§ **PROBLEM DESCRIPTION**:
An exact copy of all the data is required, with pictures left out.

§ **RECORDED INFORMATION**:
begin

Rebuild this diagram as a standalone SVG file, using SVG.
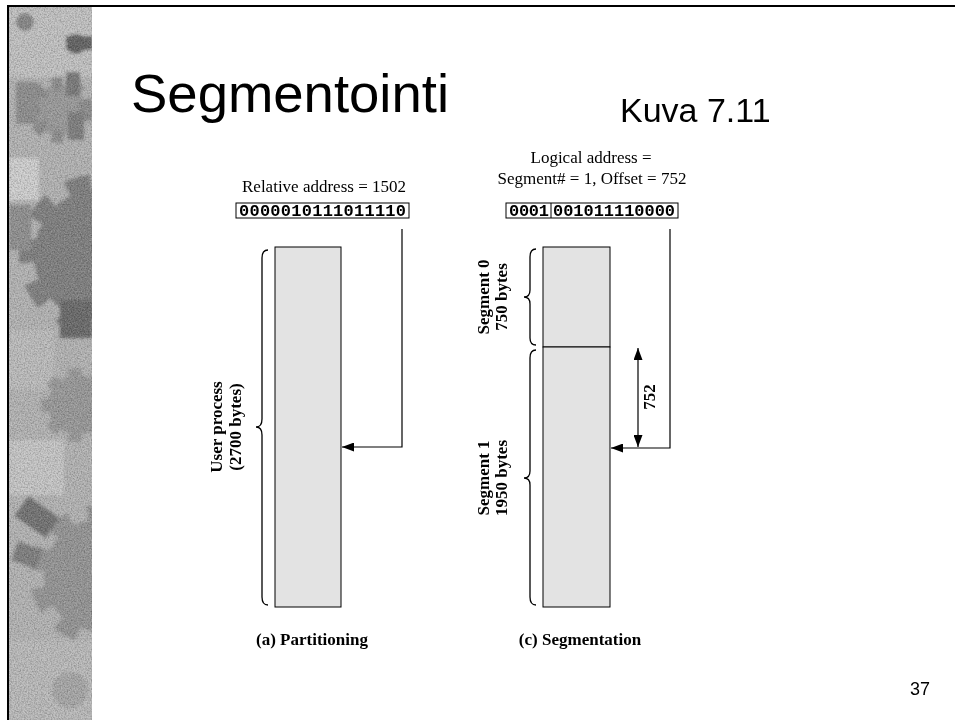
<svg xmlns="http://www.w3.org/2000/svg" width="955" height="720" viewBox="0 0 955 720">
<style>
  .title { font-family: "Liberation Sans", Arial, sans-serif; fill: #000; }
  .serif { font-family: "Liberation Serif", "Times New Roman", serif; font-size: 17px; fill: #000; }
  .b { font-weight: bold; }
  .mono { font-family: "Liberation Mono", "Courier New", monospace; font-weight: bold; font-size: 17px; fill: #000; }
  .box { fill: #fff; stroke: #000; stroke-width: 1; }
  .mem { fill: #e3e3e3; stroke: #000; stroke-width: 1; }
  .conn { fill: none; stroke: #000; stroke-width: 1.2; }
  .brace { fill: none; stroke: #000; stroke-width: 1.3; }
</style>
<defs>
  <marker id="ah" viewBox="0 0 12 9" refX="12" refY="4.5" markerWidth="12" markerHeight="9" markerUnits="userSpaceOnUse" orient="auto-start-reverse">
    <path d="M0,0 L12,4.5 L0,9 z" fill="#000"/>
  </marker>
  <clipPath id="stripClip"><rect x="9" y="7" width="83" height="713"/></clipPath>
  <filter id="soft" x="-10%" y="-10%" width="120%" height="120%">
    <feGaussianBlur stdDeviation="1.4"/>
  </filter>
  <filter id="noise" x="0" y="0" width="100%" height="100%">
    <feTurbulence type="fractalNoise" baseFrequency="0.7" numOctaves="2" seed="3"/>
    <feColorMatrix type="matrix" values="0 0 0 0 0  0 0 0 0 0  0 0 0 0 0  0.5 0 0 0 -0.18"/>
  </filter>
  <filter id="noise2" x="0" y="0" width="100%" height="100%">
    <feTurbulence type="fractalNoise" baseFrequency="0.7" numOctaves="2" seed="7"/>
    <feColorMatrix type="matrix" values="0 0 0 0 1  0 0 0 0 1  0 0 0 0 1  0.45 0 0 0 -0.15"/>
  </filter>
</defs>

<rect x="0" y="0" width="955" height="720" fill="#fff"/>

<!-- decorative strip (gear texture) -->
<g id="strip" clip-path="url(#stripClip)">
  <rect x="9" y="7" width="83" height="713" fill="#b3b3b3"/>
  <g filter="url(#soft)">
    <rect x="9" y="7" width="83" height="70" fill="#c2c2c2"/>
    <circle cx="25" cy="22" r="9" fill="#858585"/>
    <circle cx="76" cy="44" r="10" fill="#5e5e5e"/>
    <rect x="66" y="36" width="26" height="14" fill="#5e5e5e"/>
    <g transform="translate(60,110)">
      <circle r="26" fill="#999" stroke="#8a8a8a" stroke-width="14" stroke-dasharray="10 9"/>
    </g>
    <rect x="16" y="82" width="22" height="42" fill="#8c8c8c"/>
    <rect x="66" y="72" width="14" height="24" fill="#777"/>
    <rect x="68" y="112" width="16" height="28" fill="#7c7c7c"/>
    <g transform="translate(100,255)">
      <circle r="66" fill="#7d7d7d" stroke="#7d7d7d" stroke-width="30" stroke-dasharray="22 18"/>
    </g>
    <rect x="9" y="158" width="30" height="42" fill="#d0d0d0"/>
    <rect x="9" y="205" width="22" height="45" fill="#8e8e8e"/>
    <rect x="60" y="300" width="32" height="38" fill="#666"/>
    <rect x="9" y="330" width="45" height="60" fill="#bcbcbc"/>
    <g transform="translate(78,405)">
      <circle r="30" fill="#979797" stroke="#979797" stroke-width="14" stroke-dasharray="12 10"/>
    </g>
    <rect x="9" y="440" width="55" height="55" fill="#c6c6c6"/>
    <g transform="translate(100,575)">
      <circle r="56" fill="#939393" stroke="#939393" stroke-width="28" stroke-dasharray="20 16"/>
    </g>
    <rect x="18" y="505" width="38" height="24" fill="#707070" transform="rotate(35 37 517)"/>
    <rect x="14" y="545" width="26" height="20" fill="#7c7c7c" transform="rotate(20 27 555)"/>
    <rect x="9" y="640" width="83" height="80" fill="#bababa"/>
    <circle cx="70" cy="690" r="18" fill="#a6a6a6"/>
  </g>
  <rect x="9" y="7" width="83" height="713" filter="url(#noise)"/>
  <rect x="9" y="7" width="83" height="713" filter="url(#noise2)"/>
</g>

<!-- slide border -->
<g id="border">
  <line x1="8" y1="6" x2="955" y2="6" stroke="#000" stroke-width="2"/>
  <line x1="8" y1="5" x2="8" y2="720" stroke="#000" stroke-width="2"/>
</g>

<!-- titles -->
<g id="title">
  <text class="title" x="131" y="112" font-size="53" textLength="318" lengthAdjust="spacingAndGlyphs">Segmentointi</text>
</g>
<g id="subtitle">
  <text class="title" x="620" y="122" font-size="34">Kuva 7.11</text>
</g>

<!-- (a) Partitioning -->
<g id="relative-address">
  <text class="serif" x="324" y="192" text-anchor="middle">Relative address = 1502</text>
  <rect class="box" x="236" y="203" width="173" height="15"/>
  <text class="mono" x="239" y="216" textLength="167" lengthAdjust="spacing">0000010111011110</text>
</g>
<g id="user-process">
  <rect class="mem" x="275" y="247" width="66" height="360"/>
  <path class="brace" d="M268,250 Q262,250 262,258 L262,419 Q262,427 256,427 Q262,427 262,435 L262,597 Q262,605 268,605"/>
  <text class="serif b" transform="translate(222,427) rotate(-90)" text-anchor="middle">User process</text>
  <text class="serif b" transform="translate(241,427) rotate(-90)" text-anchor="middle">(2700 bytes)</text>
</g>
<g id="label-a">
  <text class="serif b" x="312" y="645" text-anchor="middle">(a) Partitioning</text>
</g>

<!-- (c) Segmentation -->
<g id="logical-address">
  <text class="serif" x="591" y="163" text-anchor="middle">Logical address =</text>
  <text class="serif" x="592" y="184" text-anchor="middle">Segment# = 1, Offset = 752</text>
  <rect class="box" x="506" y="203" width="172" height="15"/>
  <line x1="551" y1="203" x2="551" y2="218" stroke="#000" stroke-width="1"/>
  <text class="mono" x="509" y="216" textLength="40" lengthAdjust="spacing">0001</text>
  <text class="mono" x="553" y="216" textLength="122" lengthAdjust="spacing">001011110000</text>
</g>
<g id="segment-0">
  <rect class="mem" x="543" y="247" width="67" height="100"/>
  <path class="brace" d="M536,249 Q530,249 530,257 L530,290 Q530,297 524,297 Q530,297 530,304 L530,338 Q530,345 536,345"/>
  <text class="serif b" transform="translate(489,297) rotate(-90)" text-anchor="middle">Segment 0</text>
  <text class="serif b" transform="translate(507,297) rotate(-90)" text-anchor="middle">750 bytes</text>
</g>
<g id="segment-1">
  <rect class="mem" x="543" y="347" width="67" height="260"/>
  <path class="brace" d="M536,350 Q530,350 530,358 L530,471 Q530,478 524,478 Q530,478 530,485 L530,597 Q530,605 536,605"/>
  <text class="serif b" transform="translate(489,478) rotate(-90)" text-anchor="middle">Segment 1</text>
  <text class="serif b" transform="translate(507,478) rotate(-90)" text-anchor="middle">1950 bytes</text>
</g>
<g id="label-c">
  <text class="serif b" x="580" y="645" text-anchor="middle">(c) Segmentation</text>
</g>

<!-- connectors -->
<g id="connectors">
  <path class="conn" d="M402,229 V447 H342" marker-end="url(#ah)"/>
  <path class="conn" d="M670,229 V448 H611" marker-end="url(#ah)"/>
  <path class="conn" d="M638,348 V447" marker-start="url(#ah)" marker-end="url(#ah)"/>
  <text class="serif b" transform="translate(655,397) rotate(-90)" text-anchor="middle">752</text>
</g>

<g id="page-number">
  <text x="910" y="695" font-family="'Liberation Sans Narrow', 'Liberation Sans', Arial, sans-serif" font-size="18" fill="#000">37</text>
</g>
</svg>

end

§ **ANSWER TO THIS EXERCISE**:
Rebuild this diagram as a standalone SVG file, using SVG.
<svg xmlns="http://www.w3.org/2000/svg" width="955" height="720" viewBox="0 0 955 720">
<style>
  .title { font-family: "Liberation Sans", Arial, sans-serif; fill: #000; }
  .serif { font-family: "Liberation Serif", "Times New Roman", serif; font-size: 17px; fill: #000; }
  .b { font-weight: bold; }
  .mono { font-family: "Liberation Mono", "Courier New", monospace; font-weight: bold; font-size: 17px; fill: #000; }
  .box { fill: #fff; stroke: #000; stroke-width: 1; }
  .mem { fill: #e3e3e3; stroke: #000; stroke-width: 1; }
  .conn { fill: none; stroke: #000; stroke-width: 1.2; }
  .brace { fill: none; stroke: #000; stroke-width: 1.3; }
</style>
<defs>
  <marker id="ah" viewBox="0 0 12 9" refX="12" refY="4.5" markerWidth="12" markerHeight="9" markerUnits="userSpaceOnUse" orient="auto-start-reverse">
    <path d="M0,0 L12,4.5 L0,9 z" fill="#000"/>
  </marker>
  <clipPath id="stripClip"><rect x="9" y="7" width="83" height="713"/></clipPath>
  <filter id="soft" x="-10%" y="-10%" width="120%" height="120%">
    <feGaussianBlur stdDeviation="1.4"/>
  </filter>
  <filter id="noise" x="0" y="0" width="100%" height="100%">
    <feTurbulence type="fractalNoise" baseFrequency="0.7" numOctaves="2" seed="3"/>
    <feColorMatrix type="matrix" values="0 0 0 0 0  0 0 0 0 0  0 0 0 0 0  0.5 0 0 0 -0.18"/>
  </filter>
  <filter id="noise2" x="0" y="0" width="100%" height="100%">
    <feTurbulence type="fractalNoise" baseFrequency="0.7" numOctaves="2" seed="7"/>
    <feColorMatrix type="matrix" values="0 0 0 0 1  0 0 0 0 1  0 0 0 0 1  0.45 0 0 0 -0.15"/>
  </filter>
</defs>

<rect x="0" y="0" width="955" height="720" fill="#fff"/>

<!-- decorative strip (gear texture) -->
<g id="strip" clip-path="url(#stripClip)">
  <rect x="9" y="7" width="83" height="713" fill="#b3b3b3"/>
  <g filter="url(#soft)">
    <rect x="9" y="7" width="83" height="70" fill="#c2c2c2"/>
    <circle cx="25" cy="22" r="9" fill="#858585"/>
    <circle cx="76" cy="44" r="10" fill="#5e5e5e"/>
    <rect x="66" y="36" width="26" height="14" fill="#5e5e5e"/>
    <g transform="translate(60,110)">
      <circle r="26" fill="#999" stroke="#8a8a8a" stroke-width="14" stroke-dasharray="10 9"/>
    </g>
    <rect x="16" y="82" width="22" height="42" fill="#8c8c8c"/>
    <rect x="66" y="72" width="14" height="24" fill="#777"/>
    <rect x="68" y="112" width="16" height="28" fill="#7c7c7c"/>
    <g transform="translate(100,255)">
      <circle r="66" fill="#7d7d7d" stroke="#7d7d7d" stroke-width="30" stroke-dasharray="22 18"/>
    </g>
    <rect x="9" y="158" width="30" height="42" fill="#d0d0d0"/>
    <rect x="9" y="205" width="22" height="45" fill="#8e8e8e"/>
    <rect x="60" y="300" width="32" height="38" fill="#666"/>
    <rect x="9" y="330" width="45" height="60" fill="#bcbcbc"/>
    <g transform="translate(78,405)">
      <circle r="30" fill="#979797" stroke="#979797" stroke-width="14" stroke-dasharray="12 10"/>
    </g>
    <rect x="9" y="440" width="55" height="55" fill="#c6c6c6"/>
    <g transform="translate(100,575)">
      <circle r="56" fill="#939393" stroke="#939393" stroke-width="28" stroke-dasharray="20 16"/>
    </g>
    <rect x="18" y="505" width="38" height="24" fill="#707070" transform="rotate(35 37 517)"/>
    <rect x="14" y="545" width="26" height="20" fill="#7c7c7c" transform="rotate(20 27 555)"/>
    <rect x="9" y="640" width="83" height="80" fill="#bababa"/>
    <circle cx="70" cy="690" r="18" fill="#a6a6a6"/>
  </g>
  <rect x="9" y="7" width="83" height="713" filter="url(#noise)"/>
  <rect x="9" y="7" width="83" height="713" filter="url(#noise2)"/>
</g>

<!-- slide border -->
<g id="border">
  <line x1="8" y1="6" x2="955" y2="6" stroke="#000" stroke-width="2"/>
  <line x1="8" y1="5" x2="8" y2="720" stroke="#000" stroke-width="2"/>
</g>

<!-- titles -->
<g id="title">
  <text class="title" x="131" y="112" font-size="53" textLength="318" lengthAdjust="spacingAndGlyphs">Segmentointi</text>
</g>
<g id="subtitle">
  <text class="title" x="620" y="122" font-size="34">Kuva 7.11</text>
</g>

<!-- (a) Partitioning -->
<g id="relative-address">
  <text class="serif" x="324" y="192" text-anchor="middle">Relative address = 1502</text>
  <rect class="box" x="236" y="203" width="173" height="15"/>
  <text class="mono" x="239" y="216" textLength="167" lengthAdjust="spacing">0000010111011110</text>
</g>
<g id="user-process">
  <rect class="mem" x="275" y="247" width="66" height="360"/>
  <path class="brace" d="M268,250 Q262,250 262,258 L262,419 Q262,427 256,427 Q262,427 262,435 L262,597 Q262,605 268,605"/>
  <text class="serif b" transform="translate(222,427) rotate(-90)" text-anchor="middle">User process</text>
  <text class="serif b" transform="translate(241,427) rotate(-90)" text-anchor="middle">(2700 bytes)</text>
</g>
<g id="label-a">
  <text class="serif b" x="312" y="645" text-anchor="middle">(a) Partitioning</text>
</g>

<!-- (c) Segmentation -->
<g id="logical-address">
  <text class="serif" x="591" y="163" text-anchor="middle">Logical address =</text>
  <text class="serif" x="592" y="184" text-anchor="middle">Segment# = 1, Offset = 752</text>
  <rect class="box" x="506" y="203" width="172" height="15"/>
  <line x1="551" y1="203" x2="551" y2="218" stroke="#000" stroke-width="1"/>
  <text class="mono" x="509" y="216" textLength="40" lengthAdjust="spacing">0001</text>
  <text class="mono" x="553" y="216" textLength="122" lengthAdjust="spacing">001011110000</text>
</g>
<g id="segment-0">
  <rect class="mem" x="543" y="247" width="67" height="100"/>
  <path class="brace" d="M536,249 Q530,249 530,257 L530,290 Q530,297 524,297 Q530,297 530,304 L530,338 Q530,345 536,345"/>
  <text class="serif b" transform="translate(489,297) rotate(-90)" text-anchor="middle">Segment 0</text>
  <text class="serif b" transform="translate(507,297) rotate(-90)" text-anchor="middle">750 bytes</text>
</g>
<g id="segment-1">
  <rect class="mem" x="543" y="347" width="67" height="260"/>
  <path class="brace" d="M536,350 Q530,350 530,358 L530,471 Q530,478 524,478 Q530,478 530,485 L530,597 Q530,605 536,605"/>
  <text class="serif b" transform="translate(489,478) rotate(-90)" text-anchor="middle">Segment 1</text>
  <text class="serif b" transform="translate(507,478) rotate(-90)" text-anchor="middle">1950 bytes</text>
</g>
<g id="label-c">
  <text class="serif b" x="580" y="645" text-anchor="middle">(c) Segmentation</text>
</g>

<!-- connectors -->
<g id="connectors">
  <path class="conn" d="M402,229 V447 H342" marker-end="url(#ah)"/>
  <path class="conn" d="M670,229 V448 H611" marker-end="url(#ah)"/>
  <path class="conn" d="M638,348 V447" marker-start="url(#ah)" marker-end="url(#ah)"/>
  <text class="serif b" transform="translate(655,397) rotate(-90)" text-anchor="middle">752</text>
</g>

<g id="page-number">
  <text x="910" y="695" font-family="'Liberation Sans Narrow', 'Liberation Sans', Arial, sans-serif" font-size="18" fill="#000">37</text>
</g>
</svg>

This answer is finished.